The Coloring Album (I guess "coloring book" sounded too kiddy) contains more than well-rendered images to fill in. There's a prose story written by Gary Gygax, linking all the pictures together, and while it's not great literature by any stretch of the imagination, it does grant some insight into Gygax's vision of the AD&D game, circa 1979.
Some of the elements of the book that I found interesting:
- The party of adventurers that heads into "the ruined castle keep" is big. At least a dozen people, probably more like twenty, including a magic-user, a cleric, a ton of dwarves, and more than one halfling thief. This is way beyond even the hireling-heavy, exploration-based adventures I've played in my (very limited) "old school" D&D experience.
- The motivation for their sortie into the keep is greed, plain and simple. There is no mention of stopping an evil overlord, rescuing a princess, or anything noble like that. They're just looking to get real paid. (In the end, it turns out that they've been manipulated by a ki-rin into removing a big nasty from the world, but that's beside the point.)
- The adventurers get their asses kicked a lot. Before they even get to the dungeon, a couple of people get killed by a bulette, and that's just for starters. There's a lot of screaming and dying in this coloring book, and it seems like the poor dwarves - like Ergwhi, pictured above - get the worst of it. Gary might have never used miniatures, but he sure hated miniature people.

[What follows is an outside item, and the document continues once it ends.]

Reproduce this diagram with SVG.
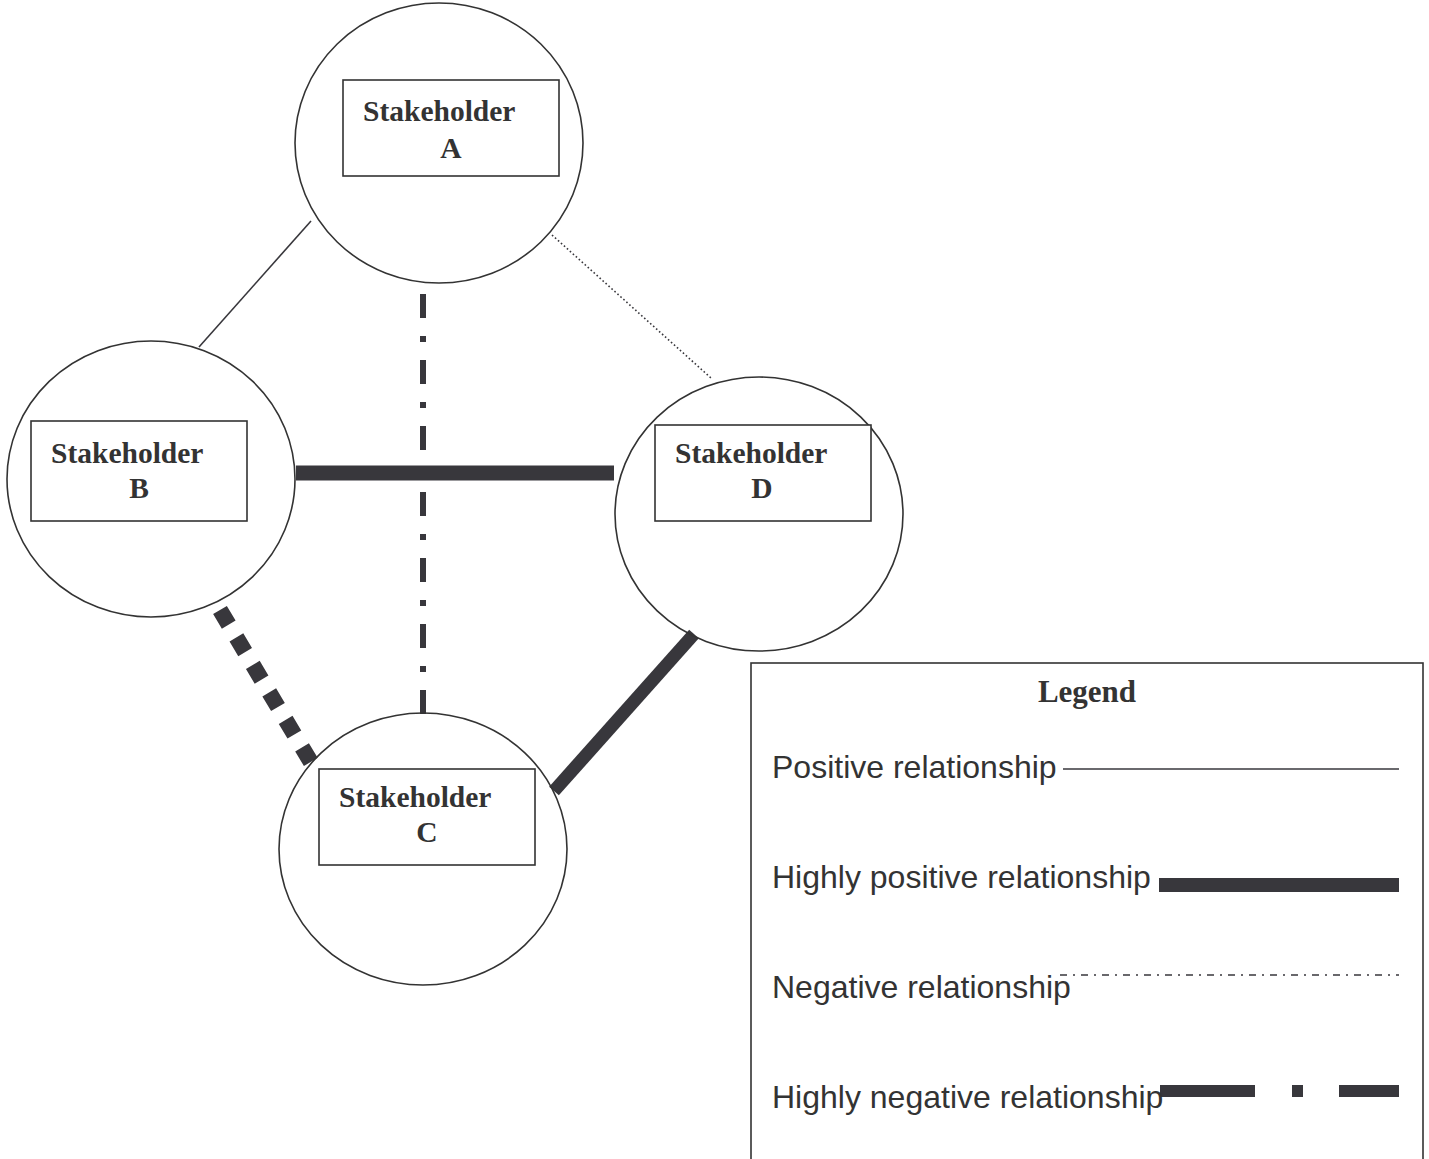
<svg xmlns="http://www.w3.org/2000/svg" width="1429" height="1159" viewBox="0 0 1429 1159">
<style>
.circ{fill:none;stroke:#333;stroke-width:1.6}
.box{fill:#fff;stroke:#333;stroke-width:1.6}
.lbl{font-family:"Liberation Serif","Times New Roman",serif;font-weight:bold;font-size:29.5px;fill:#333}
.leg{font-family:"Liberation Sans",Arial,sans-serif;font-size:32px;fill:#333}
.ln{stroke:#38373c;fill:none}
</style>
<rect width="1429" height="1159" fill="#fff"/>
<g id="connectors">
<line class="ln" x1="311" y1="221" x2="199" y2="347" stroke-width="1.6"/>
<line class="ln" x1="552" y1="235" x2="711" y2="378" stroke-width="1.6" stroke-dasharray="1.6 2.4" stroke="#555"/>
<line class="ln" x1="423" y1="294" x2="423" y2="714" stroke-width="6" stroke-dasharray="24 18 6 18"/>
<line class="ln" x1="296" y1="473" x2="614" y2="473" stroke-width="15"/>
<line class="ln" x1="220" y1="610" x2="312" y2="764" stroke-width="16" stroke-dasharray="17 15"/>
<line class="ln" x1="694" y1="634" x2="554" y2="791" stroke-width="13"/>
</g>
<g id="nodeA">
<ellipse class="circ" cx="439" cy="143" rx="144" ry="140"/>
<rect class="box" x="343" y="80" width="216" height="96"/>
<text class="lbl" x="363" y="121">Stakeholder</text>
<text class="lbl" x="451" y="158" text-anchor="middle">A</text>
</g>
<g id="nodeB">
<ellipse class="circ" cx="151" cy="479" rx="144" ry="138"/>
<rect class="box" x="31" y="421" width="216" height="100"/>
<text class="lbl" x="51" y="463">Stakeholder</text>
<text class="lbl" x="139" y="498" text-anchor="middle">B</text>
</g>
<g id="nodeD">
<ellipse class="circ" cx="759" cy="514" rx="144" ry="137"/>
<rect class="box" x="655" y="425" width="216" height="96"/>
<text class="lbl" x="675" y="463">Stakeholder</text>
<text class="lbl" x="762" y="498" text-anchor="middle">D</text>
</g>
<g id="nodeC">
<ellipse class="circ" cx="423" cy="849" rx="144" ry="136"/>
<rect class="box" x="319" y="769" width="216" height="96"/>
<text class="lbl" x="339" y="807">Stakeholder</text>
<text class="lbl" x="427" y="842" text-anchor="middle">C</text>
</g>
<g id="legend">
<rect x="751" y="663" width="672" height="520" fill="#fff" stroke="#333" stroke-width="1.6"/>
<text class="lbl" x="1087" y="702" text-anchor="middle" style="font-size:31px">Legend</text>
<text class="leg" x="772" y="778">Positive relationship</text>
<line class="ln" x1="1063" y1="769" x2="1399" y2="769" stroke-width="1.6"/>
<text class="leg" x="772" y="888">Highly positive relationship</text>
<line class="ln" x1="1159" y1="885" x2="1399" y2="885" stroke-width="14"/>
<line class="ln" x1="1060" y1="975" x2="1399" y2="975" stroke-width="1.6" stroke-dasharray="7 6 2 6" stroke="#555"/>
<text class="leg" x="772" y="998">Negative relationship</text>
<line class="ln" x1="1160" y1="1091" x2="1399" y2="1091" stroke-width="12" stroke-dasharray="95 37 11 36"/>
<text class="leg" x="772" y="1108">Highly negative relationship</text>
</g>
</svg>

- The party runs away a lot, or uses spells and magic items to avoid combat entirely. In fact, they don't really win a single encounter, if by "win" you mean "kill all the bad guys and take their stuff."
- Practically everybody has an awesome beard and/or mustache, elves and halflings excluded. Also, halflings don't look like hobbits here - they're skinny little guys with pointy noses, pointy ears, and pointy shoes.
- A female ranger is apparently called a "rangeress".
Oddly enough, I think the Coloring Album might be the best encapsulation of an "old school" D&D adventure ever made. It certainly gives a more accurate glimpse of the game than any of TSR's novels ever did.